Saturday 24 March 2012

Brilliant Summary of Best Friends Society

I found this great summary of the work that is done by Best Friends Society, Utah. The recent edition of this magazine also has a section on Pit Bulls, with an interview with Josh Liddy, which I shall purchase as soon as possible. 

Here are a couple of snippets from the summary;

"Because Best Friends evolved from a hands-on, grassroots approach to animal welfare, our work at a national level is grounded with an understanding that the ultimate test of any big-picture decision is how it affects individual animals as well as the frontline rescuers and volunteers who drive our movement. How a policy affects a feral colony in Iowa or rescued pit bulls in Los Angeles matters every bit as much as the numbers, percentages, and trends by which we measure our progress and effectiveness."

"A fact that may surprise some is that, nationwide, cats comprise close to 70% of the animals dying in shelters and most of those are free-roaming (stray or feral) community cats.

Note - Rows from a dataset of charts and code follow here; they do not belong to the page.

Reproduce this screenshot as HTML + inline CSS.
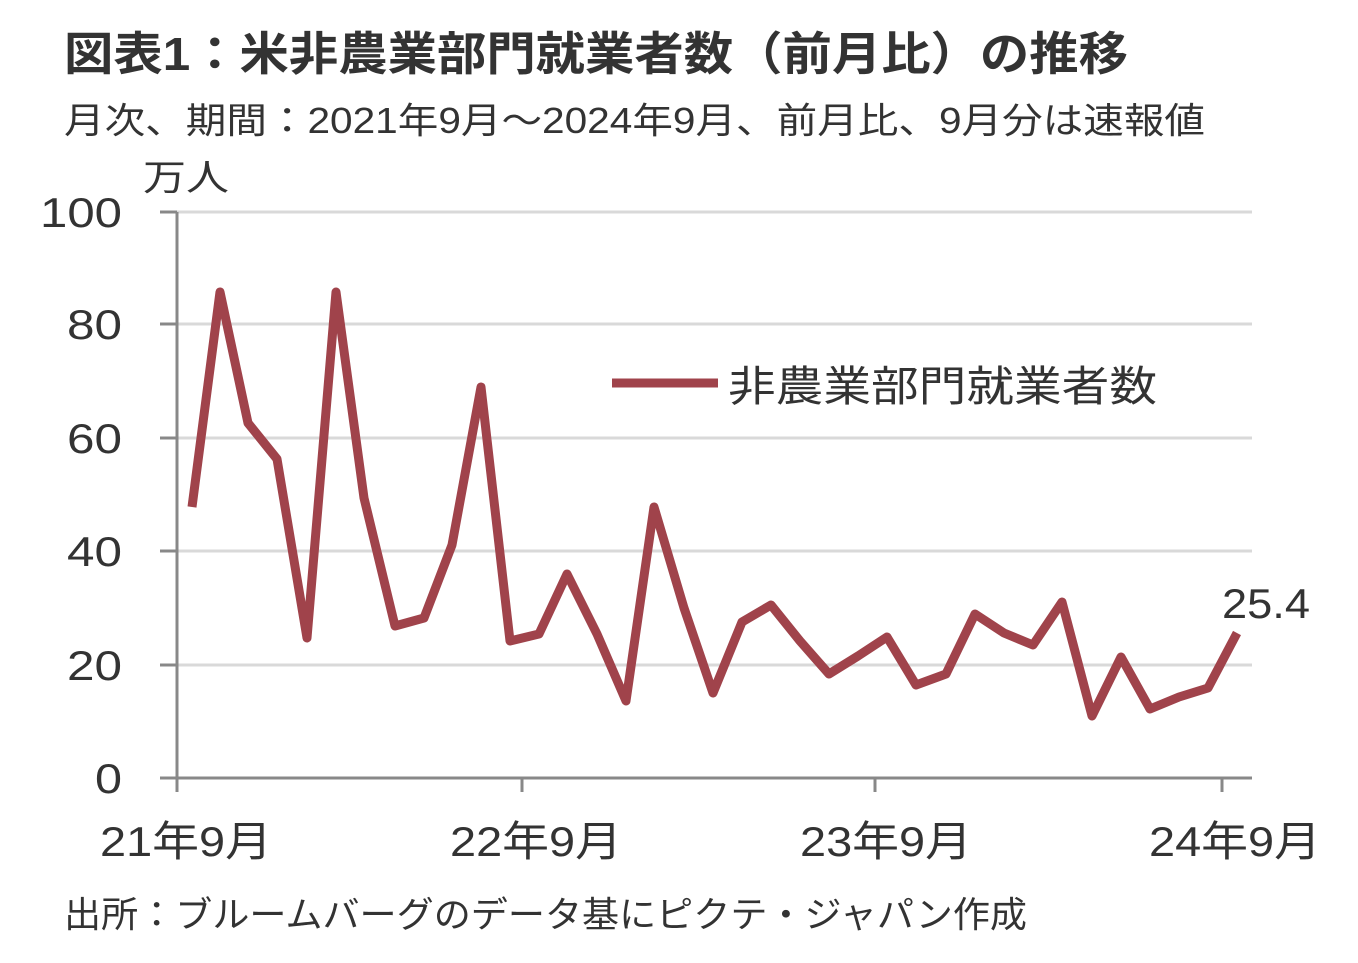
<!DOCTYPE html>
<html><head><meta charset="utf-8"><style>
body{margin:0;background:#fff;}
svg text{font-family:"Liberation Sans","Noto Sans CJK JP",sans-serif;fill:#333;}
</style></head><body>
<svg width="1358" height="958" viewBox="0 0 1358 958" xmlns="http://www.w3.org/2000/svg">
<text x="64" y="70" font-size="46" font-weight="bold" fill="#444" textLength="1064" lengthAdjust="spacingAndGlyphs">図表1：米非農業部門就業者数（前月比）の推移</text>
<text x="64" y="133" font-size="36" fill="#444" textLength="1141" lengthAdjust="spacingAndGlyphs">月次、期間：2021年9月～2024年9月、前月比、9月分は速報値</text>
<text x="143" y="190" font-size="36" fill="#333" textLength="86" lengthAdjust="spacingAndGlyphs">万人</text>
<g stroke="#d9d9d9" stroke-width="3">
<line x1="177" y1="212" x2="1252" y2="212"/>
<line x1="177" y1="324" x2="1252" y2="324"/>
<line x1="177" y1="438" x2="1252" y2="438"/>
<line x1="177" y1="551" x2="1252" y2="551"/>
<line x1="177" y1="665" x2="1252" y2="665"/>
</g>
<g stroke="#888" stroke-width="3">
<line x1="177" y1="212" x2="177" y2="778"/>
<line x1="160" y1="778" x2="1252" y2="778"/>
<line x1="160" y1="212" x2="177" y2="212"/>
<line x1="160" y1="324" x2="177" y2="324"/>
<line x1="160" y1="438" x2="177" y2="438"/>
<line x1="160" y1="551" x2="177" y2="551"/>
<line x1="160" y1="665" x2="177" y2="665"/>
<line x1="177" y1="778" x2="177" y2="792"/>
<line x1="522" y1="778" x2="522" y2="792"/>
<line x1="875" y1="778" x2="875" y2="792"/>
<line x1="1222" y1="778" x2="1222" y2="792"/>
</g>
<g font-size="42" text-anchor="end">
<text x="122" y="227" textLength="82" lengthAdjust="spacingAndGlyphs">100</text>
<text x="122" y="339" textLength="55" lengthAdjust="spacingAndGlyphs">80</text>
<text x="122" y="453" textLength="55" lengthAdjust="spacingAndGlyphs">60</text>
<text x="122" y="566" textLength="55" lengthAdjust="spacingAndGlyphs">40</text>
<text x="122" y="680" textLength="55" lengthAdjust="spacingAndGlyphs">20</text>
<text x="122" y="793" textLength="27" lengthAdjust="spacingAndGlyphs">0</text>
</g>
<g font-size="42">
<text x="100" y="856" textLength="172" lengthAdjust="spacingAndGlyphs">21年9月</text>
<text x="450" y="856" textLength="172" lengthAdjust="spacingAndGlyphs">22年9月</text>
<text x="800" y="856" textLength="172" lengthAdjust="spacingAndGlyphs">23年9月</text>
<text x="1149" y="856" textLength="172" lengthAdjust="spacingAndGlyphs">24年9月</text>
</g>
<polyline fill="none" stroke="#a0434b" stroke-width="9" stroke-linejoin="round" points="192,507 220,292 248,423 277,459 307,638 336,292 364,498 395,626 424,618 452,545 481,387 510,641 539,634 567,574 597,634 626,701 654,507 684,608 713,693 742,622 771,605 800,641 829,674 858,656 887,637 916,685 946,674 975,614 1004,633 1033,645 1062,602 1092,716 1121,657 1150,709 1179,697 1208,688 1237,633"/>
<line x1="612" y1="383" x2="718" y2="383" stroke="#a0434b" stroke-width="9"/>
<text x="728" y="401" font-size="42" textLength="429" lengthAdjust="spacingAndGlyphs">非農業部門就業者数</text>
<text x="1222" y="618" font-size="42" textLength="88" lengthAdjust="spacingAndGlyphs">25.4</text>
<text x="64" y="927" font-size="36" fill="#333" textLength="963" lengthAdjust="spacingAndGlyphs">出所：ブルームバーグのデータ基にピクテ・ジャパン作成</text>
</svg>
</body></html>
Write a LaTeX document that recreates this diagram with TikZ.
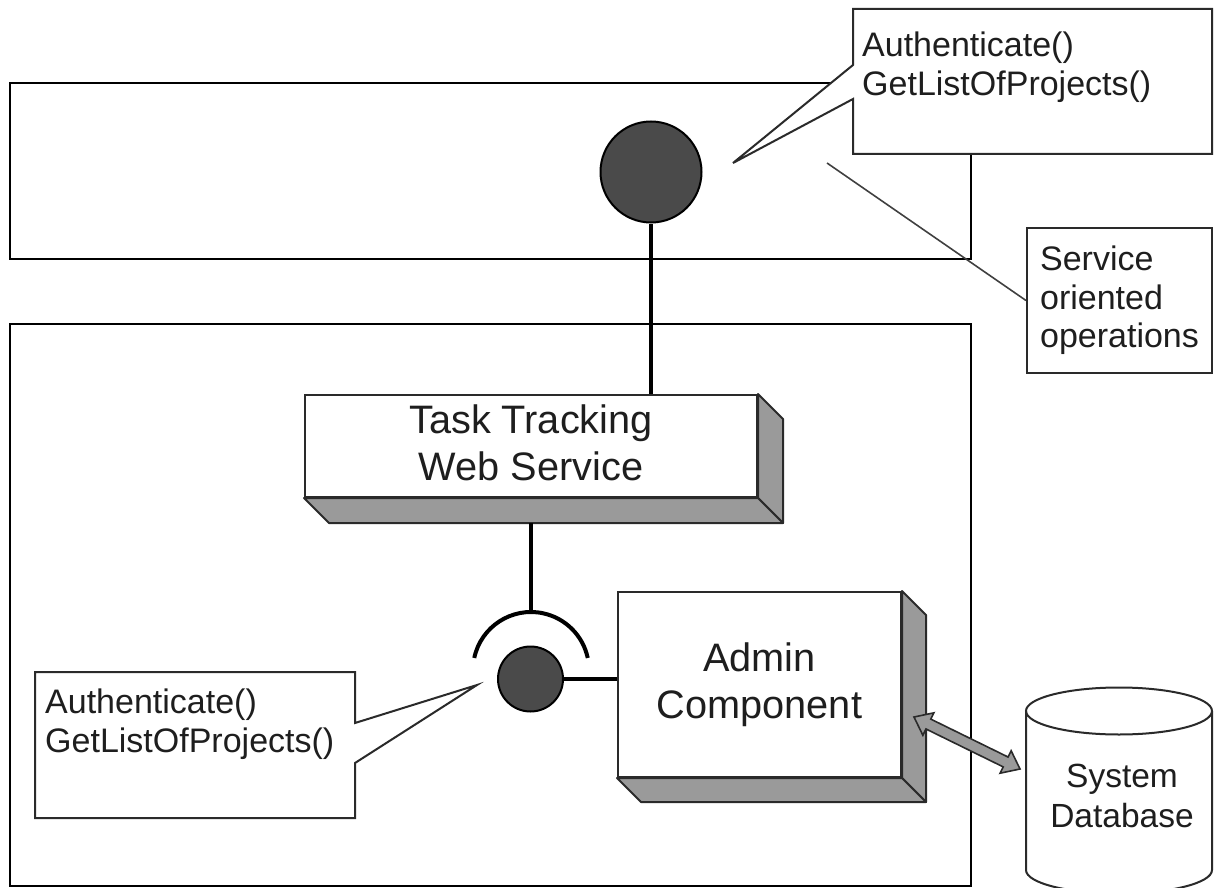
\documentclass[tikz,border=0pt]{standalone}
\usepackage{fontspec}
\setmainfont{Liberation Sans}
\usetikzlibrary{calc}
\definecolor{ink}{HTML}{1E1E1E}
\definecolor{ballgray}{HTML}{4A4A4A}
\definecolor{sidegray}{HTML}{9A9A9A}
\definecolor{edgegray}{HTML}{2A2A2A}
\definecolor{leadgray}{HTML}{404040}

\begin{document}
\begin{tikzpicture}[x=1pt,y=-1pt,
  outerframe/.style={draw=black, line width=2.6pt},
  bubble/.style={draw=edgegray, fill=white, line width=2pt, line join=miter},
  stick/.style={draw=black, line width=4pt},
  lolly/.style={circle, draw=black, line width=2pt, fill=ballgray, inner sep=0pt},
  frontface/.style={draw=edgegray, fill=white, line width=2pt, inner sep=0pt,
    align=center, text=ink, font={\fontsize{39.7}{47}\selectfont}},
  boxside/.style={draw=edgegray, fill=sidegray, line width=2pt, line join=round},
  calltext/.style={font={\fontsize{34}{38.5}\selectfont}, text=ink, inner sep=0pt, align=left},
  dbtext/.style={font={\fontsize{33.5}{40}\selectfont}, text=ink, inner sep=0pt, align=center},
]
\useasboundingbox (0,0) rectangle (1221,888);

% outer containers
\draw[outerframe] (10,83) rectangle (971,259);
\draw[outerframe] (10,324) rectangle (971,886);

% provided interface
\node[lolly, minimum size=101pt] (pball) at (651,172) {};

% web service block with its 3D sides
\node[frontface, minimum width=452pt, minimum height=102pt, text depth=7.4pt] (task) at (531,446) {Task Tracking\\Web Service};
\draw[boxside] (task.north east) -- ++(25,25) -- ($(task.south east)+(25,25)$) -- (task.south east) -- cycle;
\draw[boxside] (task.south west) -- (task.south east) -- ++(25,25) -- ($(task.south west)+(25,25)$) -- cycle;

\draw[stick] (pball.south) -- (pball.south |- task.north);

% required interface (socket) and its ball
\coordinate (sockc) at (531,670);
\draw[stick] ($(sockc)+(192:58)$) arc[start angle=192, end angle=348, radius=58];
\draw[stick] ($(sockc)+(0,-58)$) -- ($(task.south)+(0,25)$);
\node[lolly, minimum size=65pt] (rball) at (530.5,679) {};

% admin component block
\node[frontface, minimum width=283pt, minimum height=185pt] (admin) at (759.5,684.5) {Admin\\Component};
\draw[boxside] (admin.north east) -- ++(24,24) -- ($(admin.south east)+(24,24)$) -- (admin.south east) -- cycle;
\draw[boxside] (admin.south west) -- (admin.south east) -- ++(24,24) -- ($(admin.south west)+(24,24)$) -- cycle;
\draw[stick] (rball.east) -- (rball.east -| admin.west);

% database cylinder
\draw[draw=edgegray, fill=white, line width=2pt]
  (1026,711) -- (1026,870) arc[start angle=180, end angle=0, x radius=93, y radius=23.5] -- (1212,711);
\draw[draw=edgegray, line width=2pt] (1119,711) ellipse[x radius=93, y radius=23.5];
\node[dbtext] (db) at (1122,796) {System\\Database};

% wide double arrow between component and database
\coordinate (la) at (914,717);
\coordinate (lb) at (1020,769);
\coordinate (lh1) at ($(la)!16pt!(lb)$);
\coordinate (lh2) at ($(lb)!16pt!(la)$);
\draw[draw=edgegray, fill=sidegray, line width=1.6pt, line join=miter]
  (la) -- ($(lh1)!12.5pt!90:(lb)$) -- ($(lh1)!5.5pt!90:(lb)$) -- ($(lh2)!5.5pt!90:(lb)$)
  -- ($(lh2)!12.5pt!90:(lb)$) -- (lb) -- ($(lh2)!12.5pt!-90:(lb)$) -- ($(lh2)!5.5pt!-90:(lb)$)
  -- ($(lh1)!5.5pt!-90:(lb)$) -- ($(lh1)!12.5pt!-90:(lb)$) -- cycle;

% note on the service operations
\node[draw=edgegray, line width=2pt, minimum width=185pt, minimum height=145pt, calltext] (svc) at (1119.5,300.5) {Service\\oriented\\operations};
\coordinate (svcptr) at (827,163);
\draw[draw=leadgray, line width=1.6pt] (svcptr) -- (svc.west);

% callout listing the provided operations
\draw[bubble] (853,9) -- (1212,9) -- (1212,154) -- (853,154) -- (853,99) -- (733,163) -- (853,65) -- cycle;
\node[calltext, anchor=north west] (ops1) at (862,32) {Authenticate()\\GetListOfProjects()};

% callout listing the required operations
\draw[bubble] (35,672) -- (355,672) -- (355,723) -- (477,685) -- (355,763) -- (355,818) -- (35,818) -- cycle;
\node[calltext, anchor=north west] (ops2) at (45,689) {Authenticate()\\GetListOfProjects()};
\end{tikzpicture}
\end{document}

In order to achieve no-kill, we must institutionalize Trap, Neuter, Return (TNR) as the accepted management protocol for community cats at the municipal level. Frightened or fractious cats never make it to the adoption room. They have no business entering a shelter in the first place."

"Pit bulls and other bully breeds and their mixes are also at tremendous risk in our shelters and are further victimized by media hype and regressive policies in some communities.
Examples of this discrimination range from outright breed bans to shelters that refuse to even offer these dogs for adoption. Best Friends has fought against breed discriminatory legislation in 110 communities and has won victories for pit bulls in 73 of them-benefiting an estimated 63,000 dogs that won't need to look for new homes and that won't be seized by enforcement officers."